Lake in Muskegon County, Michigan, USA

Mona Lake is a freshwater lake located in Norton Shores just outside the city of Muskegon in the U.S. state of Michigan (Muskegon County). Mona Lake is a sandy bottom lake that flows into Lake Michigan via the Mona Lake channel. Its main tributaries are Black Creek, Celery Pond, Little Black Creek, Cress Creek and Ellis Drain

==History==
During the mid to late 1800s the lake had numerous lumber mills. Most prominent of these was Ferry's Mill. This mill was owned by Grand Haven's Ferry family.

==Fishing==
The lake is an exceptional fishery for big walleyes, black crappie, bluegill, channel catfish, largemouth bass, muskellunge (muskie), northern pike, smallmouth bass, white bass, salmon, and yellow perch. There is a public access boat launch with hard-surface ramps on the north shore via Mona Lake Park. Mona Lake Park features a boat launch, a covered picnic shelter, parking, lighted fishing pier, beach and sporting facilities. Mona Lake is connected to Lake Michigan by a recreational channel. The park is located nearby the I-96 and US-31 Interchange

==Parks and recreation==
There is a boating club on Mona Lake that is open to the public. The boating club features a full service gas station dock, boat launch, full service kitchen, restrooms, tiki bar, playground, picnic areas, and a sandy beach.

On the south side of Mona Lake is Norton Shores' Ross Park, which is a 43 acre park located on Randall Road. Ross Park features a sandy beach area with playground equipment, a picnic area, a paved walkway and a volleyball area. There is also a boat parking area for those who want to come ashore.

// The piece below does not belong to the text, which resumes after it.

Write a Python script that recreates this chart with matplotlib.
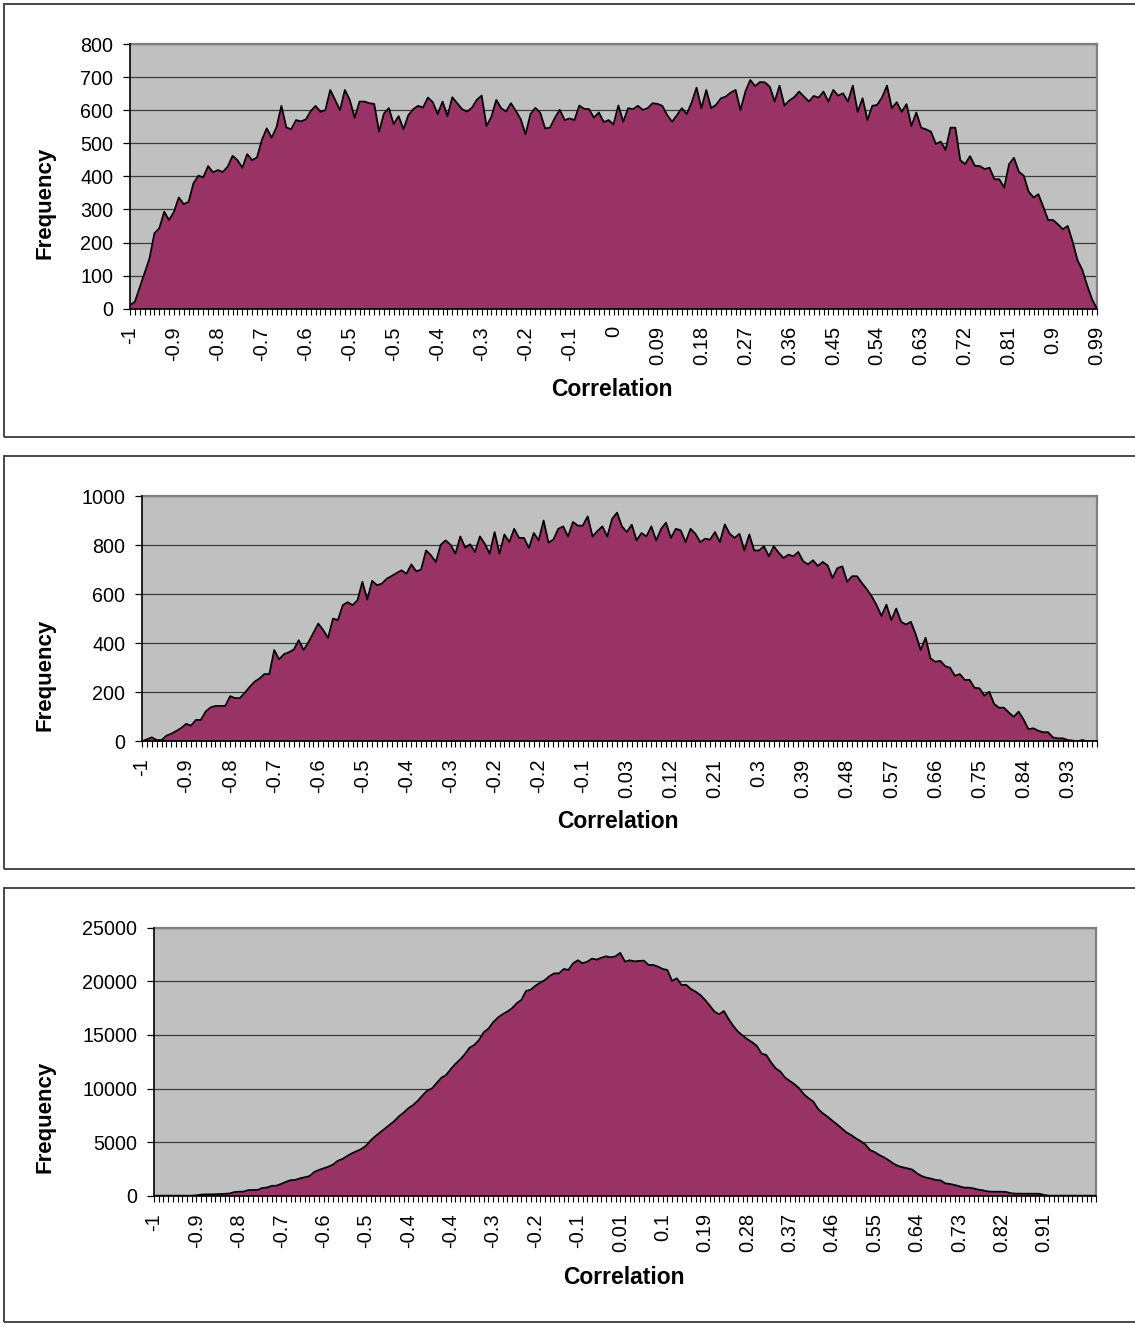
import matplotlib
matplotlib.use("Agg")
import matplotlib.pyplot as plt
from matplotlib.patches import Rectangle
import numpy as np

plt.rcParams['font.family'] = ['Liberation Sans', 'DejaVu Sans']

# frequency counts per correlation bin, three runs
freq_a = [11, 21, 65, 110, 152, 228, 243, 293, 268, 293,
          336, 316, 323, 379, 402, 397, 431, 412, 419, 413,
          429, 462, 449, 426, 467, 449, 457, 510, 545, 517,
          548, 613, 548, 542, 570, 566, 572, 597, 613, 595,
          600, 661, 631, 600, 661, 631, 577, 626, 626, 621,
          619, 535, 590, 606, 558, 582, 542, 585, 603, 613,
          608, 638, 624, 588, 626, 582, 639, 621, 603, 596,
          607, 631, 644, 552, 580, 631, 606, 596, 621, 598,
          573, 527, 588, 607, 592, 545, 547, 577, 601, 570,
          575, 570, 614, 604, 603, 577, 593, 564, 570, 557,
          614, 565, 606, 603, 613, 601, 606, 621, 619, 613,
          585, 565, 585, 606, 588, 623, 668, 606, 661, 606,
          616, 636, 641, 653, 661, 600, 656, 691, 673, 685,
          684, 671, 626, 674, 614, 629, 639, 656, 641, 626,
          643, 638, 656, 626, 661, 644, 651, 626, 674, 595,
          636, 570, 613, 616, 639, 674, 606, 624, 595, 618,
          552, 593, 547, 542, 535, 498, 505, 480, 547, 547,
          449, 437, 461, 432, 431, 422, 426, 391, 391, 366,
          437, 456, 414, 402, 354, 336, 346, 308, 268, 268,
          255, 240, 250, 203, 147, 117, 70, 28, 0]

freq_b = [0, 8, 16, 5, 5, 23, 31, 42, 54, 71,
          64, 87, 87, 121, 138, 144, 144, 144, 184, 176,
          176, 198, 222, 243, 256, 274, 274, 372, 334, 355,
          363, 374, 412, 372, 404, 442, 480, 453, 422, 500,
          494, 555, 567, 555, 575, 650, 578, 654, 636, 643,
          663, 674, 686, 697, 683, 721, 693, 700, 778, 758,
          731, 801, 819, 801, 765, 835, 789, 803, 772, 835,
          805, 765, 853, 765, 843, 812, 866, 829, 829, 788,
          849, 819, 900, 810, 822, 866, 876, 835, 894, 879,
          879, 917, 835, 857, 876, 835, 907, 932, 876, 853,
          883, 819, 849, 835, 876, 819, 866, 891, 829, 866,
          860, 812, 866, 846, 812, 826, 822, 853, 812, 884,
          846, 829, 846, 778, 843, 778, 778, 795, 754, 795,
          769, 747, 761, 754, 772, 734, 721, 738, 715, 731,
          717, 666, 706, 713, 650, 673, 673, 645, 620, 591,
          555, 511, 557, 494, 541, 487, 476, 487, 435, 372,
          422, 338, 324, 328, 306, 300, 267, 274, 250, 250,
          218, 216, 186, 202, 152, 137, 137, 117, 100, 121,
          89, 49, 53, 43, 37, 37, 16, 12, 12, 5,
          3, 0, 5, 0, 0, 0]

freq_c = [0, 0, 0, 0, 0, 0, 0, 0, 0, 30,
          100, 120, 120, 130, 150, 160, 200, 330, 370, 380,
          520, 530, 540, 720, 760, 920, 930, 1100, 1290, 1440,
          1470, 1620, 1720, 1820, 2200, 2400, 2550, 2700, 2900, 3250,
          3420, 3700, 3950, 4150, 4350, 4650, 5150, 5550, 5900, 6250,
          6600, 6950, 7400, 7750, 8150, 8450, 8850, 9350, 9800, 10000,
          10500, 11000, 11250, 11800, 12300, 12700, 13200, 13800, 14060, 14520,
          15240, 15580, 16170, 16610, 16920, 17170, 17480, 17940, 18260, 19100,
          19220, 19590, 19870, 20120, 20490, 20740, 20740, 21150, 21060, 21680,
          21960, 21680, 21830, 22110, 22020, 22200, 22330, 22240, 22330, 22650,
          21830, 21960, 21860, 21890, 21930, 21520, 21520, 21370, 21150, 21050,
          20030, 20280, 19660, 19660, 19280, 19030, 18720, 18260, 17730, 17170,
          16920, 17230, 16480, 15830, 15300, 14930, 14590, 14310, 13960, 13250,
          13120, 12440, 11880, 11570, 11010, 10700, 10390, 10010, 9450, 9080,
          8770, 8090, 7680, 7370, 7000, 6660, 6280, 5910, 5660, 5350,
          5100, 4790, 4260, 4070, 3790, 3580, 3300, 2990, 2770, 2640,
          2550, 2430, 2080, 1830, 1680, 1590, 1460, 1430, 1150, 1090,
          1000, 870, 750, 750, 680, 560, 500, 400, 370, 370,
          370, 340, 220, 190, 190, 190, 190, 190, 180, 60,
          0, 0, 0, 0, 0, 0, 0, 0, 0, 0,
          0]

# category labels shown on every 9th bin
labels_a = ['-1', '-0.9', '-0.8', '-0.7', '-0.6', '-0.5', '-0.5', '-0.4', '-0.3',
            '-0.2', '-0.1', '0', '0.09', '0.18', '0.27', '0.36', '0.45', '0.54',
            '0.63', '0.72', '0.81', '0.9', '0.99']
labels_b = ['-1', '-0.9', '-0.8', '-0.7', '-0.6', '-0.5', '-0.4', '-0.3', '-0.2',
            '-0.2', '-0.1', '0.03', '0.12', '0.21', '0.3', '0.39', '0.48', '0.57',
            '0.66', '0.75', '0.84', '0.93']
labels_c = ['-1', '-0.9', '-0.8', '-0.7', '-0.6', '-0.5', '-0.4', '-0.4', '-0.3',
            '-0.2', '-0.1', '0.01', '0.1', '0.19', '0.28', '0.37', '0.46', '0.55',
            '0.64', '0.73', '0.82', '0.91']

W, H = 1135, 1325
fig = plt.figure(figsize=(W / 100, H / 100), dpi=100)
fig.patch.set_facecolor('white')


def px_axes(left, top, right, bottom):
    return fig.add_axes([left / W, 1 - bottom / H, (right - left) / W, (bottom - top) / H])


def frame(top, bottom):
    fig.add_artist(Rectangle((4 / W, 1 - bottom / H), (W + 10) / W, (bottom - top) / H,
                             transform=fig.transFigure, fill=False,
                             edgecolor='#3a3a3a', linewidth=1.3, clip_on=False))


def panel(ax, values, labels, ymax, ystep, ylab_pos, xlab_pos):
    x = np.arange(len(values))
    ax.set_facecolor('#C0C0C0')
    ax.fill_between(x, values, 0, color='#993366', linewidth=0, zorder=2)
    ax.plot(x, values, color='black', linewidth=1.3, zorder=3)
    ax.set_xlim(0, len(values) - 1)
    ax.set_ylim(0, ymax)
    ax.set_yticks(np.arange(0, ymax + 1, ystep))
    ax.yaxis.grid(True, color='#3c3c3c', linewidth=0.9)
    ax.set_axisbelow(True)

    ticklabels = [''] * len(values)
    for k, lab in enumerate(labels):
        ticklabels[k * 9] = lab
    ax.set_xticks(x)
    ax.set_xticklabels(ticklabels, rotation=90, fontsize=14.5)
    ax.tick_params(axis='x', length=4, width=0.8, pad=8.5, color='black')
    ax.tick_params(axis='y', length=4.7, width=0.9, pad=7.4, labelsize=14.2)

    for s in ['left', 'bottom']:
        ax.spines[s].set_color('black')
        ax.spines[s].set_linewidth(1.2)
        ax.spines[s].set_zorder(4)
    for s in ['top', 'right']:
        ax.spines[s].set_color('#808080')
        ax.spines[s].set_linewidth(1.6)

    fig.text(ylab_pos[0] / W, 1 - ylab_pos[1] / H, 'Frequency', rotation=90,
             ha='center', va='center', fontsize=16, fontweight='bold')
    fig.text(xlab_pos[0] / W, 1 - xlab_pos[1] / H, 'Correlation',
             ha='center', va='center', fontsize=16.5, fontweight='bold')


frame(4, 437)
frame(456, 869)
frame(888, 1322)

ax1 = px_axes(130, 44, 1097, 308.7)
panel(ax1, freq_a, labels_a, 800, 100, (45, 203), (612, 390))

ax2 = px_axes(142, 496, 1097, 741.3)
panel(ax2, freq_b, labels_b, 1000, 200, (45, 675), (618, 822))

ax3 = px_axes(154, 927.7, 1096, 1195.7)
panel(ax3, freq_c, labels_c, 25000, 5000, (45, 1117), (624, 1277))

fig.savefig('out.png', dpi=100)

Lake Harbor Park is a 189 acre park located on Lake Harbor Road, just north of the Mona Lake Channel. The park has over 4000 feet on Lake Michigan, 2000 feet on the Mona Lake Channel and 1500 feet on Mona Lake. The park can be accessed by foot, bike, car or boat. The walkway along Mona Lake provides an ideal fishing area. The walkway passes under the bridge and leads to a picnic area overlooking the channel, complete with tables, grills, shelter and restrooms. A scenic deck overlooking the channel was completed in 2000. Going west from this walkway, an interpretive trail leads to the dunes, a wooden walkway with observation decks and a beautiful beach on Lake Michigan.